Would you copy the records below, exactly and only from their first line through the line containing "10, 11, 12];", without any pictures?

— begin —

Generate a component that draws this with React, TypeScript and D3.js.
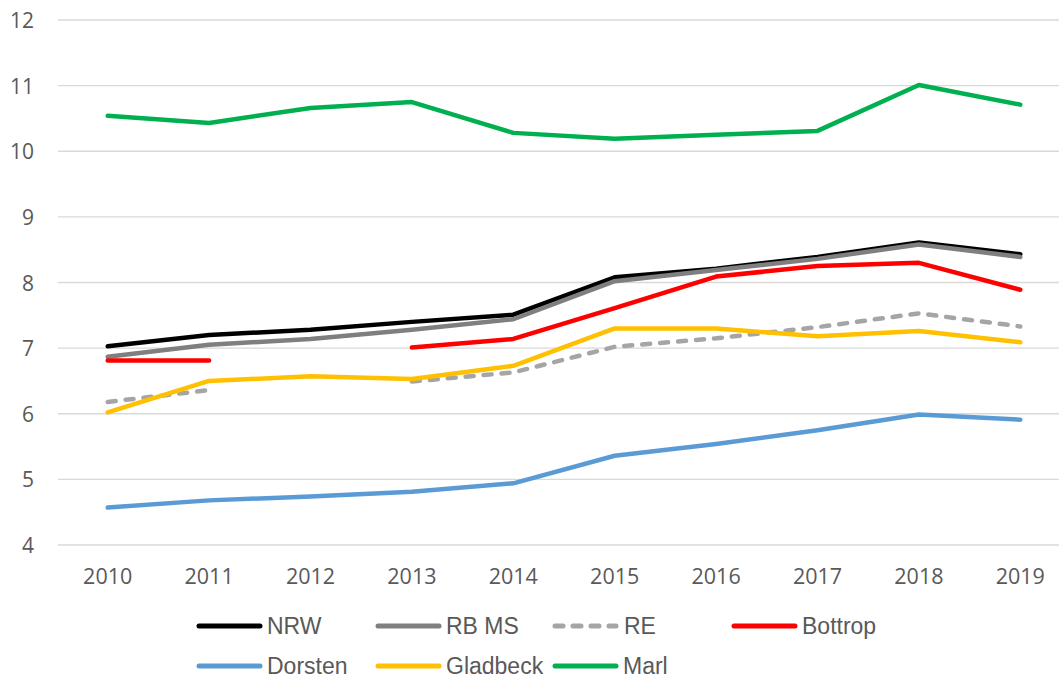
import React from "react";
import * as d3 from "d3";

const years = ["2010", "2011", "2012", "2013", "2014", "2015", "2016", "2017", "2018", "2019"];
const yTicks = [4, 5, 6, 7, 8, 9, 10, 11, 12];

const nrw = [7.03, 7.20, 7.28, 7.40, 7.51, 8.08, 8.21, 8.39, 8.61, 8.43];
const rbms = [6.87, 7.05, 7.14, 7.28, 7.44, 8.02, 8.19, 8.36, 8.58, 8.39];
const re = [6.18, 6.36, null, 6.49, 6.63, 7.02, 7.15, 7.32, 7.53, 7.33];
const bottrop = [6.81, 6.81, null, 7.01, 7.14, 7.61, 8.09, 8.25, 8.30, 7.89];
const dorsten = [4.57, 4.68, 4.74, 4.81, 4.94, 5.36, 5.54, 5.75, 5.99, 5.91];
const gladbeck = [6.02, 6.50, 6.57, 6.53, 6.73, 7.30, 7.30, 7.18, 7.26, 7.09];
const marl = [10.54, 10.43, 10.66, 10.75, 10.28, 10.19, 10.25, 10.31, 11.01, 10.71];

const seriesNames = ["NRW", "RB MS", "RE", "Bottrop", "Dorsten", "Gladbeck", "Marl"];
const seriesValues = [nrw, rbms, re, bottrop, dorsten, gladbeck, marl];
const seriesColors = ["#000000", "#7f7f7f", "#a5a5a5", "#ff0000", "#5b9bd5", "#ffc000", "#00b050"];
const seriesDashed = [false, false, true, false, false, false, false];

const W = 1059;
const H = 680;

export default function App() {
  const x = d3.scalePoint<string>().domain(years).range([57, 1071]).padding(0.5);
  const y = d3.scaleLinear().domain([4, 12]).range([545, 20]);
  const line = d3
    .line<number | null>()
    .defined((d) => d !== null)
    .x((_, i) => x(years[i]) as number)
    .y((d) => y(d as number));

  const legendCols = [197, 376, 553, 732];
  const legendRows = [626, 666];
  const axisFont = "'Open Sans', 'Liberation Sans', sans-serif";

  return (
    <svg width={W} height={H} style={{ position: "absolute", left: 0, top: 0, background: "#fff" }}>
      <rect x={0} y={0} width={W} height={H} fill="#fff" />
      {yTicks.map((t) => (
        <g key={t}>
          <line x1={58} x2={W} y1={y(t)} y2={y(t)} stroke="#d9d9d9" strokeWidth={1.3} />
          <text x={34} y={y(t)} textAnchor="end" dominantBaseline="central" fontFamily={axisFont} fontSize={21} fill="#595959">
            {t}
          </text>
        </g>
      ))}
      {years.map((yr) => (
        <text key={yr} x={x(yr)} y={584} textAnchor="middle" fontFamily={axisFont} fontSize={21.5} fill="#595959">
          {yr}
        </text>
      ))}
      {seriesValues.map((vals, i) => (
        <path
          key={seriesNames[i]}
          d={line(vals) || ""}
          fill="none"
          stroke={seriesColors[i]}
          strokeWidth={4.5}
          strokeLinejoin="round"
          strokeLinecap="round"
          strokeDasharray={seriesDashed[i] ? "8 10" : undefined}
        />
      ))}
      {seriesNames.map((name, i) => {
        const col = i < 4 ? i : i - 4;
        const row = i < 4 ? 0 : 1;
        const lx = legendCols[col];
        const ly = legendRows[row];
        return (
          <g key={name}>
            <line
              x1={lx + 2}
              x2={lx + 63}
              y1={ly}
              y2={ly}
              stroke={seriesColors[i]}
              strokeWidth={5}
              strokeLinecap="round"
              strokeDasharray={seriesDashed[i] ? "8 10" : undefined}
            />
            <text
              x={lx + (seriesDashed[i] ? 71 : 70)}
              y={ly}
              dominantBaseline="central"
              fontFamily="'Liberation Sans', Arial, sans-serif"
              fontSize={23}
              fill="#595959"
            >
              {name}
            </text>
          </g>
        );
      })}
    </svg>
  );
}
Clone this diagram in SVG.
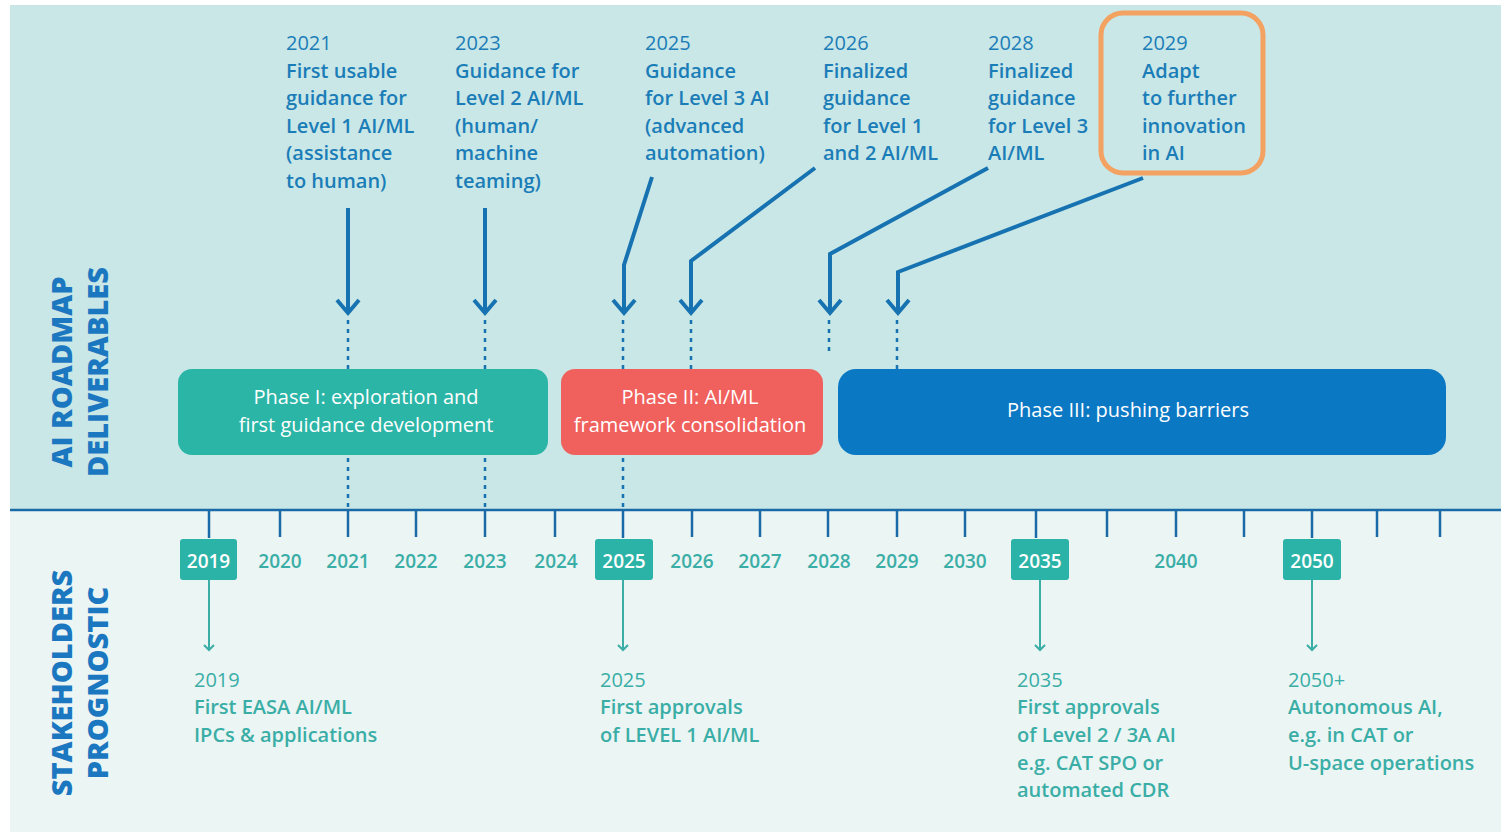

— end —

▸ **OUTPUT OF THE EXERCISE**
Generate a component that draws this with React, TypeScript and D3.js.
import React from "react";
import * as d3 from "d3";

const years = ["2010", "2011", "2012", "2013", "2014", "2015", "2016", "2017", "2018", "2019"];
const yTicks = [4, 5, 6, 7, 8, 9, 10, 11, 12];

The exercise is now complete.